• [Aim of the task] Transcribe the data in full and exactly, omitting any pictures.

• [Input]
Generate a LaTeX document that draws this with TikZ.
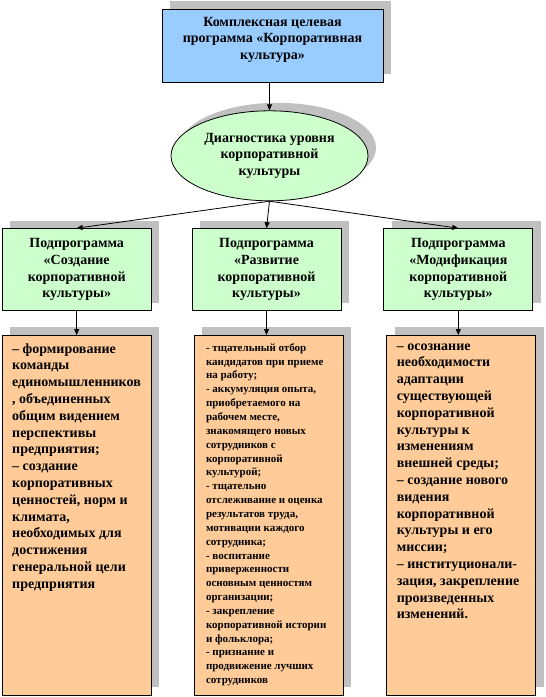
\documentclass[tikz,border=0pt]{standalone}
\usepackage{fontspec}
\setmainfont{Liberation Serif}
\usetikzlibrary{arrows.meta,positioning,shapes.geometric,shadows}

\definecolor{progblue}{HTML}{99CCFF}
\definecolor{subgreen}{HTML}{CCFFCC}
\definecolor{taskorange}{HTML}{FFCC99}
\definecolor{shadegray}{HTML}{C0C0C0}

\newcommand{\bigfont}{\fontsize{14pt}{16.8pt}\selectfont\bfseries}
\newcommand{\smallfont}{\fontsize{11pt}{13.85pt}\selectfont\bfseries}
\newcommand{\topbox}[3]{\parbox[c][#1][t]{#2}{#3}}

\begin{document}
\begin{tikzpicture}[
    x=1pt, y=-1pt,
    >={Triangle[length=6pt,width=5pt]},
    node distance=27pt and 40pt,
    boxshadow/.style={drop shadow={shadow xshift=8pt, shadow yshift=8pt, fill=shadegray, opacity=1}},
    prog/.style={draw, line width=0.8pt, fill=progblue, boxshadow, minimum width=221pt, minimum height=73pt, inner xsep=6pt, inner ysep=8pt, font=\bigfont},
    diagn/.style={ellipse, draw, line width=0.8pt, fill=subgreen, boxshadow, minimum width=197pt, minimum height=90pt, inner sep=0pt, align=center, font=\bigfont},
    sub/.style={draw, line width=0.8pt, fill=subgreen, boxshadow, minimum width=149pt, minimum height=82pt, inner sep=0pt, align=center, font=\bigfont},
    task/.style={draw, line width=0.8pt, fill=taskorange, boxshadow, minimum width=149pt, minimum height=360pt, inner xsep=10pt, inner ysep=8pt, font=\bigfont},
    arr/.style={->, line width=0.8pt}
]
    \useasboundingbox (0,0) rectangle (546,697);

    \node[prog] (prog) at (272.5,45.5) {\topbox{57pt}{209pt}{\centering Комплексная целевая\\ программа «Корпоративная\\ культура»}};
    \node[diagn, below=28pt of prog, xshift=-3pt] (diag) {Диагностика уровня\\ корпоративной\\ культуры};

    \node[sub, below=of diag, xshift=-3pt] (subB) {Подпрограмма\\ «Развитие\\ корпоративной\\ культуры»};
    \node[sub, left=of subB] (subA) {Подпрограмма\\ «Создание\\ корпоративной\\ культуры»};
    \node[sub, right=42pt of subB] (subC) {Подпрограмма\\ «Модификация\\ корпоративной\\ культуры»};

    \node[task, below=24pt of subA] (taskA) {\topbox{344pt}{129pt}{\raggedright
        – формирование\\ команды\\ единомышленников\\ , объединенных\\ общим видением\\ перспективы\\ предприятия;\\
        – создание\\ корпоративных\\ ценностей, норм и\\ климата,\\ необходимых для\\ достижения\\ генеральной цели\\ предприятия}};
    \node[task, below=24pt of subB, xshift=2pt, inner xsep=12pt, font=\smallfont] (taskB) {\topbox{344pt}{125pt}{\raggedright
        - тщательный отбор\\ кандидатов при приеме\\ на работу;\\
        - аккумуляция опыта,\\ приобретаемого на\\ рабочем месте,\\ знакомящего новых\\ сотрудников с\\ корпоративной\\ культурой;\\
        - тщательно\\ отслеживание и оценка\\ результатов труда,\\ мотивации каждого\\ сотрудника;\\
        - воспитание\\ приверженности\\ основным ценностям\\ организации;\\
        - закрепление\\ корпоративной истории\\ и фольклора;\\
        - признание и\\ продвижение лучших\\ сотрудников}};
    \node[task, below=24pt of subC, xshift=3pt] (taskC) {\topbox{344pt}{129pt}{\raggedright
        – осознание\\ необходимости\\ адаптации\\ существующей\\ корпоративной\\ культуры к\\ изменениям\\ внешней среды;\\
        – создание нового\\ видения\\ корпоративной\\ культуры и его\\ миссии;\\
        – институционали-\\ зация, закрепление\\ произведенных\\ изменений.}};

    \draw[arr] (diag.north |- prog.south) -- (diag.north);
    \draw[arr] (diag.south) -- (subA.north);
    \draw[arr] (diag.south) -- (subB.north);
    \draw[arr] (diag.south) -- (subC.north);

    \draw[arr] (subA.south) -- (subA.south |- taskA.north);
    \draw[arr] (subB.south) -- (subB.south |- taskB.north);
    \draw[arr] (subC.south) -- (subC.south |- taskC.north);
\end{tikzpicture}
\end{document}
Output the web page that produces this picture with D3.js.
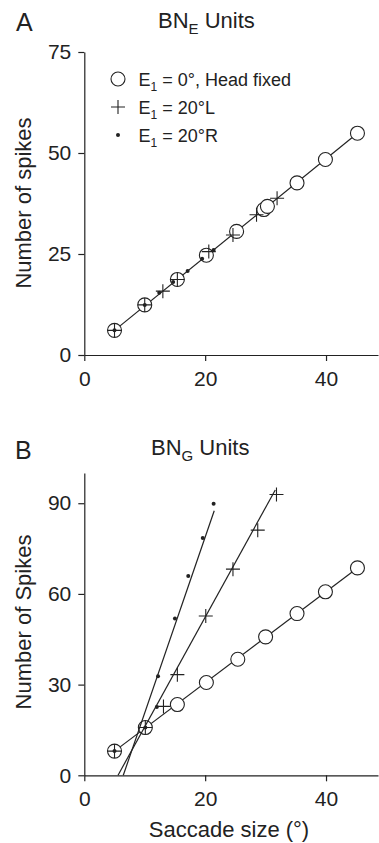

• [Correct response]
Generate a LaTeX document that draws this with TikZ.
\documentclass[tikz,border=0pt]{standalone}
\usepackage{fontspec}
\setmainfont{Liberation Serif}
\usetikzlibrary{arrows.meta,positioning,shapes.geometric,shadows}

\definecolor{progblue}{HTML}{99CCFF}
\definecolor{subgreen}{HTML}{CCFFCC}
\definecolor{taskorange}{HTML}{FFCC99}
\definecolor{shadegray}{HTML}{C0C0C0}

\newcommand{\bigfont}{\fontsize{14pt}{16.8pt}\selectfont\bfseries}
\newcommand{\smallfont}{\fontsize{11pt}{13.85pt}\selectfont\bfseries}
\newcommand{\topbox}[3]{\parbox[c][#1][t]{#2}{#3}}

\begin{document}
\begin{tikzpicture}[
    x=1pt, y=-1pt,
    >={Triangle[length=6pt,width=5pt]},
    node distance=27pt and 40pt,
    boxshadow/.style={drop shadow={shadow xshift=8pt, shadow yshift=8pt, fill=shadegray, opacity=1}},
    prog/.style={draw, line width=0.8pt, fill=progblue, boxshadow, minimum width=221pt, minimum height=73pt, inner xsep=6pt, inner ysep=8pt, font=\bigfont},
    diagn/.style={ellipse, draw, line width=0.8pt, fill=subgreen, boxshadow, minimum width=197pt, minimum height=90pt, inner sep=0pt, align=center, font=\bigfont},
    sub/.style={draw, line width=0.8pt, fill=subgreen, boxshadow, minimum width=149pt, minimum height=82pt, inner sep=0pt, align=center, font=\bigfont},
    task/.style={draw, line width=0.8pt, fill=taskorange, boxshadow, minimum width=149pt, minimum height=360pt, inner xsep=10pt, inner ysep=8pt, font=\bigfont},
    arr/.style={->, line width=0.8pt}
]
    \useasboundingbox (0,0) rectangle (546,697);

    \node[prog] (prog) at (272.5,45.5) {\topbox{57pt}{209pt}{\centering Комплексная целевая\\ программа «Корпоративная\\ культура»}};
    \node[diagn, below=28pt of prog, xshift=-3pt] (diag) {Диагностика уровня\\ корпоративной\\ культуры};

    \node[sub, below=of diag, xshift=-3pt] (subB) {Подпрограмма\\ «Развитие\\ корпоративной\\ культуры»};
    \node[sub, left=of subB] (subA) {Подпрограмма\\ «Создание\\ корпоративной\\ культуры»};
    \node[sub, right=42pt of subB] (subC) {Подпрограмма\\ «Модификация\\ корпоративной\\ культуры»};

    \node[task, below=24pt of subA] (taskA) {\topbox{344pt}{129pt}{\raggedright
        – формирование\\ команды\\ единомышленников\\ , объединенных\\ общим видением\\ перспективы\\ предприятия;\\
        – создание\\ корпоративных\\ ценностей, норм и\\ климата,\\ необходимых для\\ достижения\\ генеральной цели\\ предприятия}};
    \node[task, below=24pt of subB, xshift=2pt, inner xsep=12pt, font=\smallfont] (taskB) {\topbox{344pt}{125pt}{\raggedright
        - тщательный отбор\\ кандидатов при приеме\\ на работу;\\
        - аккумуляция опыта,\\ приобретаемого на\\ рабочем месте,\\ знакомящего новых\\ сотрудников с\\ корпоративной\\ культурой;\\
        - тщательно\\ отслеживание и оценка\\ результатов труда,\\ мотивации каждого\\ сотрудника;\\
        - воспитание\\ приверженности\\ основным ценностям\\ организации;\\
        - закрепление\\ корпоративной истории\\ и фольклора;\\
        - признание и\\ продвижение лучших\\ сотрудников}};
    \node[task, below=24pt of subC, xshift=3pt] (taskC) {\topbox{344pt}{129pt}{\raggedright
        – осознание\\ необходимости\\ адаптации\\ существующей\\ корпоративной\\ культуры к\\ изменениям\\ внешней среды;\\
        – создание нового\\ видения\\ корпоративной\\ культуры и его\\ миссии;\\
        – институционали-\\ зация, закрепление\\ произведенных\\ изменений.}};

    \draw[arr] (diag.north |- prog.south) -- (diag.north);
    \draw[arr] (diag.south) -- (subA.north);
    \draw[arr] (diag.south) -- (subB.north);
    \draw[arr] (diag.south) -- (subC.north);

    \draw[arr] (subA.south) -- (subA.south |- taskA.north);
    \draw[arr] (subB.south) -- (subB.south |- taskB.north);
    \draw[arr] (subC.south) -- (subC.south |- taskC.north);
\end{tikzpicture}
\end{document}
Output the web page that produces this picture with D3.js.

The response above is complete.